Lower interest rates and inflation combined with higher financial confidence and wages may point towards a ‘jollier’ outlook for the majority of Brits at Christmas in 2024. However, although many are determined to make more of an effort this year (+14%), increased effort doesn’t necessarily translate into an increased desire to spend more. Spend on Christmas food is only estimated to rise 4%, for example, while spend on drink is predicted to be down 3%.
Instead, what is emerging is a ‘Tale of Three Christmases’. For the ‘Healthy Households’ – those in a comfortable financial position and who make up a fifth of the population – we are expecting a return to Christmas past. This is likely to mean a more extravagant festive season, with significant spending on premium items and experiences.
This group are significantly more likely to be ‘trading up’ on the quality of food items and where they choose to shop this year. With their spend on food predicted to be up 19% on 2023, this group is a key target for premium brands and retailers.
At the other end of the spectrum are the ‘Difficult Dwellings’ – those who are struggling or in trouble financially and make up a sizeable 34% of the population. For this group, for whom the impacts of the cost of living crisis are still substantial, the thought of a ‘normal’ Christmas may feel very distant.
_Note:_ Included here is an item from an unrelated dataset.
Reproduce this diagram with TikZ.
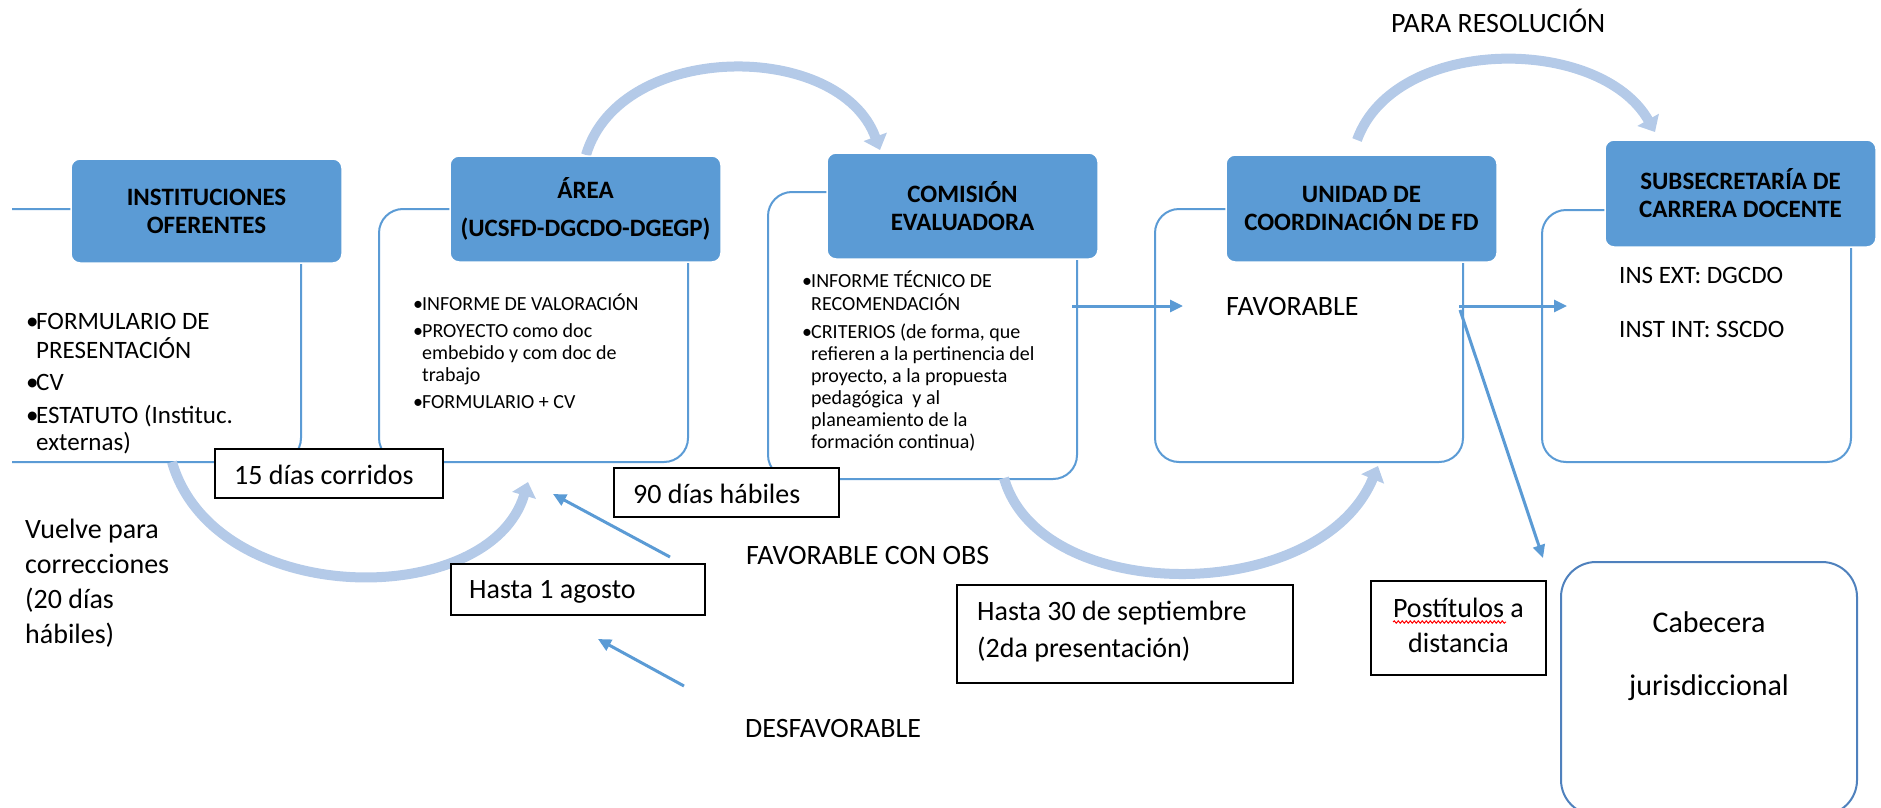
\documentclass[tikz,border=0pt]{standalone}
\usepackage{fontspec}
\setmainfont{Carlito}
\usetikzlibrary{arrows.meta,decorations.pathmorphing}
\definecolor{boxblue}{HTML}{5B9BD5}
\definecolor{arcblue}{HTML}{B4CAE8}
\definecolor{cabblue}{HTML}{4F81BD}
\newcommand{\bul}[1][10pt]{\makebox[#1][l]{\textbullet}}
\tikzset{
  mainbox/.style={rectangle, rounded corners=9pt, fill=boxblue, draw=white, line width=1.5pt,
    align=center, inner sep=0pt, font=\bfseries\fontsize{25}{28}\selectfont},
  outlinebox/.style={rectangle, rounded corners=24pt, draw=boxblue, line width=2pt, inner sep=0pt},
  tbox/.style={rectangle, draw=black, line width=2pt, fill=white, inner sep=0pt},
  cabbox/.style={rectangle, rounded corners=35pt, draw=cabblue, line width=2pt, fill=white, inner sep=0pt},
  bigarc/.style={draw=arcblue, line width=10pt, -{Triangle[length=14pt,width=24pt]}},
  blarrow/.style={draw=boxblue, line width=3pt, -{Triangle[length=13pt,width=12pt]}},
  lbl/.style={anchor=base west, inner sep=0pt, font=\fontsize{28}{34}\selectfont},
}
\begin{document}
\begin{tikzpicture}[x=1pt,y=-1pt]
\useasboundingbox (0,0) rectangle (1881,808);
\clip (0,0) rectangle (1881,808);

% thin outlines
\begin{scope}
\clip (12,0) rectangle (420,808);
\node[outlinebox, minimum width=341pt, minimum height=253pt] (instO) at (130.5,335.5) {};
\end{scope}
\node[outlinebox, minimum width=309pt, minimum height=253pt] (areaO) at (533.5,335.5) {};
\node[outlinebox, minimum width=309pt, minimum height=287pt] (comO) at (922.5,335.5) {};
\node[outlinebox, minimum width=308pt, minimum height=253pt] (uniO) at (1309,335.5) {};
\node[outlinebox, minimum width=309pt, minimum height=252pt] (subO) at (1696.5,336) {};

% coordinates for arc ends
\coordinate (a1s) at (586,155);
\coordinate (a1e) at (880,150);
\coordinate (a2s) at (1357,140);
\coordinate (a2e) at (1655,132);
\coordinate (a3s) at (172,462);
\coordinate (a3e) at (528,482);
\coordinate (a4s) at (1004,478);
\coordinate (a4e) at (1378,466);

% light thick arcs
\draw[bigarc] (a1s) .. controls (620,40) and (840,40) .. (a1e);
\draw[bigarc] (a2s) .. controls (1395,35) and (1600,35) .. (a2e);
\draw[bigarc] (a3s) .. controls (215,610) and (490,610) .. (a3e);
\draw[bigarc] (a4s) .. controls (1040,606) and (1320,606) .. (a4e);

% main boxes
\node[mainbox, minimum width=271pt, minimum height=104pt] (inst) at (206.5,211) {INSTITUCIONES\\OFERENTES};
\node[mainbox, minimum width=271pt, minimum height=106pt] (area) at (585.5,209) {ÁREA\\[10pt](UCSFD-DGCDO-DGEGP)};
\node[mainbox, minimum width=271pt, minimum height=106pt] (com) at (962.5,206) {COMISIÓN\\EVALUADORA};
\node[mainbox, minimum width=271pt, minimum height=107pt] (uni) at (1361.5,208.5) {UNIDAD DE\\COORDINACIÓN DE FD};
\node[mainbox, minimum width=271pt, minimum height=107pt] (sub) at (1740.5,193.5) {SUBSECRETARÍA DE\\CARRERA DOCENTE};

% blue arrows
\coordinate (b1s) at (1072,306);
\coordinate (b1e) at (1183,306);
\coordinate (b2s) at (1459,306);
\coordinate (b2e) at (1567,306);
\coordinate (b3s) at (1460,310);
\coordinate (b3e) at (1543,558);
\coordinate (b4s) at (670,557);
\coordinate (b4e) at (553,494);
\coordinate (b5s) at (684,686);
\coordinate (b5e) at (598,639);
\draw[blarrow] (b1s) -- (b1e);
\draw[blarrow] (b2s) -- (b2e);
\draw[blarrow] (b3s) -- (b3e);
\draw[blarrow] (b4s) -- (b4e);
\draw[blarrow] (b5s) -- (b5e);

% text boxes
\node[tbox, minimum width=228pt, minimum height=49pt] (d15) at (329,473.5) {};
\node[tbox, minimum width=225pt, minimum height=49pt] (d90) at (726.5,492.5) {};
\node[tbox, minimum width=254pt, minimum height=51pt] (h1) at (578,589.5) {};
\node[tbox, minimum width=336pt, minimum height=98pt] (h30) at (1125,634) {};
\node[tbox, minimum width=175pt, minimum height=94pt] (post) at (1458.5,628) {};
\node[cabbox, minimum width=296pt, minimum height=253pt] (cab) at (1709,688.5) {};

% texts
\node[anchor=base west, inner sep=0pt, font=\fontsize{25}{27.5}\selectfont] (instlist) at (26,329)
 {\begin{tabular}[t]{@{}l@{}l@{}}
 \bul & FORMULARIO DE\\ & PRESENTACIÓN\\[5pt]
 \bul & CV\\[5pt]
 \bul & ESTATUTO (Instituc.\\ & externas)
 \end{tabular}};
\node[anchor=base west, inner sep=0pt, font=\fontsize{20}{22}\selectfont] (arealist) at (413,310)
 {\begin{tabular}[t]{@{}l@{}l@{}}
 \bul[9pt] & INFORME DE VALORACIÓN\\[5pt]
 \bul[9pt] & PROYECTO como doc\\ & embebido y com doc de\\ & trabajo\\[5pt]
 \bul[9pt] & FORMULARIO + CV
 \end{tabular}};
\node[anchor=base west, inner sep=0pt, font=\fontsize{20}{22}\selectfont] (comlist) at (802,287)
 {\begin{tabular}[t]{@{}l@{}l@{}}
 \bul[9pt] & INFORME TÉCNICO DE\\ & RECOMENDACIÓN\\[6pt]
 \bul[9pt] & CRITERIOS (de forma, que\\ & refieren a la pertinencia del\\ & proyecto, a la propuesta\\ & pedagógica\ \ y al\\ & planeamiento de la\\ & formación continua)
 \end{tabular}};
\node[lbl] (fav) at (1226,315) {FAVORABLE};
\node[anchor=base west, inner sep=0pt, font=\fontsize{25}{27}\selectfont] (sublist) at (1619,283)
 {\begin{tabular}[t]{@{}l@{}}
 INS EXT: DGCDO\\[27pt]
 INST INT: SSCDO
 \end{tabular}};
\node[lbl] (para) at (1391,33) {PARA RESOLUCIÓN};
\node[lbl] (favobs) at (746,564) {FAVORABLE CON OBS};
\node[lbl] (desfav) at (745,737) {DESFAVORABLE};
\node[anchor=base west, inner sep=0pt, font=\fontsize{28}{35}\selectfont] (vuelve) at (25,538)
 {\begin{tabular}[t]{@{}l@{}}
 Vuelve para\\ correcciones\\ (20 días\\ hábiles)
 \end{tabular}};
\node[lbl] (t15) at (234,484) {15 días corridos};
\node[lbl] (t90) at (633,503) {90 días hábiles};
\node[lbl] (th1) at (469,598) {Hasta 1 agosto};
\node[anchor=base west, inner sep=0pt, font=\fontsize{28}{37}\selectfont] (th30) at (977,620)
 {\begin{tabular}[t]{@{}l@{}}
 Hasta 30 de septiembre\\ (2da presentación)
 \end{tabular}};
\node[anchor=base, inner sep=0pt, font=\fontsize{28}{35}\selectfont] (tpost) at (1458.5,617)
 {\begin{tabular}[t]{@{}c@{}}
 Postítulos a\\ distancia
 \end{tabular}};
\draw[red, line width=1pt, decorate, decoration={snake, amplitude=1.2pt, segment length=4pt}]
  (1393,622) -- (1506,622);
\node[anchor=base, inner sep=0pt, font=\fontsize{30}{36}\selectfont] (tcab) at (1709,632)
 {\begin{tabular}[t]{@{}c@{}}
 Cabecera\\[27pt] jurisdiccional
 \end{tabular}};
\end{tikzpicture}
\end{document}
This is likely to lead to a more stripped-back festive season, picking and choosing which aspects of Christmas are affordable. With their spend on food expected to be down 6%, research shows this group is significantly more likely to be reliant on retailer loyalty schemes and offers. Retailers and brands whose Christmas ranges strike the balance between value and quality are most likely to succeed with this cohort.
Last, but by no means least, are the ‘Recovering Residences’ – those in the middle who describe their finances as ‘OK’ and who make up nearly half the population (46%). As well as being the largest group, they are also perhaps the most interesting and lucrative. Christmas 2024 could represent their first ‘normal’ festive season in years, but recessionary habits picked up from the cost of living crisis are lingering.
This group will likely keep many cost-cutting trends but relax spending for special cases, implementing touches of affordable luxury and choice indulgences. With their spend on food expected to be up 5%, retailers who make premium feel accessible and reward loyal behaviour are the most likely to succeed.
The ‘Tale of Three Christmases’ will have clear implications for the Christmas communication strategies of brands and retailers, but to end on a festive theme of togetherness, when it comes to Christmas advertising, there is more that unites the three groups than divides them.
Three quarters of all respondents agree that ‘Christmas has become too commercialised’ and half agree that ‘most Christmas advertising is not relevant’. Yet, half of all groups do still actively ‘look forward to new Christmas advertising campaigns’.
Brands seeking to inject some magic back into Christmas and converting ‘A Tale of Three Christmases’ into a storybook brand ending should focus on the four festive Fs that our research findings continually underline as the most valued elements of Christmas: Family, Fun, Food and Feels!